(See #2 Boston Adventure at the Institute of Contemporary Art here)
As part of my weekly Boston Enrichment Trip, I ventured today to the Boston International Antiquarian Book Fair.
Located in the vast Hynes Convention Center, the BIABF was a bit like the MIT Career Fair but with coat check, classy security, and fancy wine. Plus a much older and wealthier population. Really, a whole new world.
If you’re wondering what an “antiquarian book” is, the Fair’s website has got you covered. Such a book is one “that is valued as a physical object above and beyond its value as a vessel of content (text and/or illustrations).” This definition encompasses books from as early as the 1400s to as recent as the 1980s, but distinguishes the collectibles from “previously owned books that [are] valued solely for [their] content.” Those are merely “used books” and not fit for the Fair.
The way that traders measure the antiquarian books’ value remains a mystery to me (though I did try to find a pattern in the prices). According to the Fair’s website, “the value might derive from the edition, the quality of the printing, binding, or illustrations, the provenance, etc.” So a $1 thrift shop copy of Isaac Azimov’s I, Robot has little value compared to the $500 signed first edition. The 500-fold increase is worth it for the antiquarian book connoisseurs. Same goes for the $2,500+ Hemingway copy (one of 300 of a limited edition). Why, on the other hand, does Nabokov’s Lolita first edition only cost around $200? Only experts can tell, and I know none.
For the fun of it, here’s some technical antiquarian book vocab. Incunable is “anything printed during the 15th century, the first century of printing with ‘moveable type’.” Quite a few gorgeous incunabula at the BIABF (see below). Foxing refers to “rust colored spots which occur on paper resulting from oxidation of both organic and iron impurities left behind during the papermaking process.” All information is taken from the Boston International Antiquarian Book Fair website here. And here’s what (I think) foxing looks like:
(Aristotle, “Organon. The Logical Works, with Porphyry’s Isagogue“; Venice, 1495, Editio Princeps and “the greatest publishing venture of the 15th century”; $75,000)
(Some book samples, including a 1506 edition of Dante Alighieri’s “Commedia di Dante”)
Walking through the aisles of bookseller booths from all over the world was a special experience. The books, maps, and prints looked like they ought to be in museums, but were instead bartered and sold by private collectors. Leaflets advertised antiquarian book fairs in other U.S. locations. Do book collectors travel regularly to those? How big is their community?
(Right: Burmese Accordian Mythology (1910, $175); French Caricatures (1934-35, $1,100); Victorian Era Zoological Sketchbook; Manuscript Fairy Tale; Important Album of Mideast & European Watercolors)

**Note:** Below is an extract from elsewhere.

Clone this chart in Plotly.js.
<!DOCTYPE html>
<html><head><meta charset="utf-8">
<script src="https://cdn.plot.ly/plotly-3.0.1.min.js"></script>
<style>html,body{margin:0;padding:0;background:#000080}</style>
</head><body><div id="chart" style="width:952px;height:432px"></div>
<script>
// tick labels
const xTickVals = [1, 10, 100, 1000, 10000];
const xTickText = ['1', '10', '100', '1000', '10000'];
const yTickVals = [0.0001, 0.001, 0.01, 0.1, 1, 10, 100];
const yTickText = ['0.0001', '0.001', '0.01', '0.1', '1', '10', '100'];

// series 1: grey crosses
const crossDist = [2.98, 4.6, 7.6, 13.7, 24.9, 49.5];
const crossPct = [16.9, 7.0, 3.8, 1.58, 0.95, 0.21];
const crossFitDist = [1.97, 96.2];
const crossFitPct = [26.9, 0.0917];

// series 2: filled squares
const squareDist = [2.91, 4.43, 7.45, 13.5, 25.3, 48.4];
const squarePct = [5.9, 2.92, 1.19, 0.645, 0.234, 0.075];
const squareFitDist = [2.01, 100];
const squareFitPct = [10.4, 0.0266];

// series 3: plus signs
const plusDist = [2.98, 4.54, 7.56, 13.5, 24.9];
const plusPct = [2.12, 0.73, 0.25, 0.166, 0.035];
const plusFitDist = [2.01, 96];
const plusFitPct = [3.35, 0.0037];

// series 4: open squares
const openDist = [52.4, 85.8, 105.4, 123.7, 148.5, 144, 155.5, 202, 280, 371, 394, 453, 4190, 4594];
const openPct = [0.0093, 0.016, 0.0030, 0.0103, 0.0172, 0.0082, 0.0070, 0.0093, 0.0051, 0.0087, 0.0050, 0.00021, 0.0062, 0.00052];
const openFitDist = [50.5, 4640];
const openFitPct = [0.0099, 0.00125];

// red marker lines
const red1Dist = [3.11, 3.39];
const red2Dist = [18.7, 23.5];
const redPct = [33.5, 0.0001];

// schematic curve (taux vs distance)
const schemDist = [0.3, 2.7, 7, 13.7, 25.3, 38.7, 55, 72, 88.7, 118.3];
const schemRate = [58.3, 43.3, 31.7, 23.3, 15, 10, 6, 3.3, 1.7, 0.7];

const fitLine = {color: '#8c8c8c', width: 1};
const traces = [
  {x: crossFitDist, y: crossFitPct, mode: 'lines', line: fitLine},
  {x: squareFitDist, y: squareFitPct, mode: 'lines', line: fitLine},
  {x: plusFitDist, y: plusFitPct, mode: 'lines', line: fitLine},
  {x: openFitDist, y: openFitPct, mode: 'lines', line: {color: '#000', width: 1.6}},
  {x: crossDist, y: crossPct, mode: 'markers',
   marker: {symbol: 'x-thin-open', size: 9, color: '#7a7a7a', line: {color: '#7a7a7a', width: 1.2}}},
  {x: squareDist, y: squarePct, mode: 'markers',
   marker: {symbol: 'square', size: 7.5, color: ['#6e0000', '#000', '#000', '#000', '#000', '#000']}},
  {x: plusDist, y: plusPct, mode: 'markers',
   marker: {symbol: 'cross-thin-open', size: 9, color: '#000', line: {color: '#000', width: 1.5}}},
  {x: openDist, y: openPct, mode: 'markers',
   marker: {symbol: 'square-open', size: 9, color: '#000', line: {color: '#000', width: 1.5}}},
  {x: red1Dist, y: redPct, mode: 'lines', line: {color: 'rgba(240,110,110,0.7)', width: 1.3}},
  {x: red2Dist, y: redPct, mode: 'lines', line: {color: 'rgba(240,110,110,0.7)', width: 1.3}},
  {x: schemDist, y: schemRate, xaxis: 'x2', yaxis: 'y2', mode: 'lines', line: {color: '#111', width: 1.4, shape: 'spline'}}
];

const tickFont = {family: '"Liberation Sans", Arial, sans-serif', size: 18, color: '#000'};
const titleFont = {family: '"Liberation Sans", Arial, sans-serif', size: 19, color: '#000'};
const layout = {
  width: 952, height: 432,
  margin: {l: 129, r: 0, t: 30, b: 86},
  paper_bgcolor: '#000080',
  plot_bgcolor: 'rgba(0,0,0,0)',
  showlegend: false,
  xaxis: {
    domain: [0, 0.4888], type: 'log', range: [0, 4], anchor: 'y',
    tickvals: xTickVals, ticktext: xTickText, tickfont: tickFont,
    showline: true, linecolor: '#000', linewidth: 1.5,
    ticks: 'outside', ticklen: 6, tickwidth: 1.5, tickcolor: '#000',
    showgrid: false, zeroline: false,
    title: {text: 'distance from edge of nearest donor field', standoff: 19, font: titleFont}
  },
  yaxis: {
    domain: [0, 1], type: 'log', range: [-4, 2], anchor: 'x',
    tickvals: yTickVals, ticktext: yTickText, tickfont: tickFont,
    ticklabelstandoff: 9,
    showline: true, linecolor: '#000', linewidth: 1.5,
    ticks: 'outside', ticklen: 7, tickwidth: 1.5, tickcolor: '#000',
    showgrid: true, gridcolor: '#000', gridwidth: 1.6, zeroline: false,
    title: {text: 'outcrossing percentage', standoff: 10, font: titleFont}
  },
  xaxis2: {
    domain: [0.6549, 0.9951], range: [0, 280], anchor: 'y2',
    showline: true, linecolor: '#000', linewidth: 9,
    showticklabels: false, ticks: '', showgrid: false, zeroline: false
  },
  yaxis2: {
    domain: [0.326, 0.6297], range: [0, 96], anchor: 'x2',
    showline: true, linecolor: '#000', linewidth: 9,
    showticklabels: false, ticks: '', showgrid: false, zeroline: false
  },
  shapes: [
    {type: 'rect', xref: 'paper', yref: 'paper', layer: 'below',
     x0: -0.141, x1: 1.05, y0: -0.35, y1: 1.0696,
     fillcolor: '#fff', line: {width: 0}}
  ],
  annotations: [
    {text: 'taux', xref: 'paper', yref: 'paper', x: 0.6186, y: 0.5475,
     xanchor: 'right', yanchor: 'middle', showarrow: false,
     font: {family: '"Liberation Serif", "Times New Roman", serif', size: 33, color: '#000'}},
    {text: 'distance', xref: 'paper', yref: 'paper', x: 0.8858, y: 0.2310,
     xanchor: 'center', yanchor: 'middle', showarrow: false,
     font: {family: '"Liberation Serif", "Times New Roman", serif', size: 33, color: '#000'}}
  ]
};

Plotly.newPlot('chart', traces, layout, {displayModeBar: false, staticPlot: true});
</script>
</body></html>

I saw leather bound incunabula from the 15th century and first editions of Twain and Nabokov and signed copies of Charlotte’s Web and I, Robot. Giant maps and miniature volumes, only about 2 inches tall (and quite adorable). Collectibles $100 and under for those “discovering” the antiquarian book world. Volumes for children and adults. Scientific tracts and journals. And many more exciting books to admire from a distance.
(Science Incunabula! Left: Renaissance Science and its Medieval Antecedents (1482, $38,000); Right: First Printed Illustrations of the Constellations (1483, $45,000))
And that’s not the limit. Could an antiquarian book exceed the value of a full-priced year at MIT? Certainly. The most expensive sell I could find was an original Abraham Lincoln letter at $95,000. Not even “the most historic 1792 letter” by Alexander Hamilton or the “Birth Certificate of Italy” by King George I of England could match that. Way to go, Abe!
And that was that. An adventure, cultural event, and fun learning experience all in one Fair. A glimpse into a different world.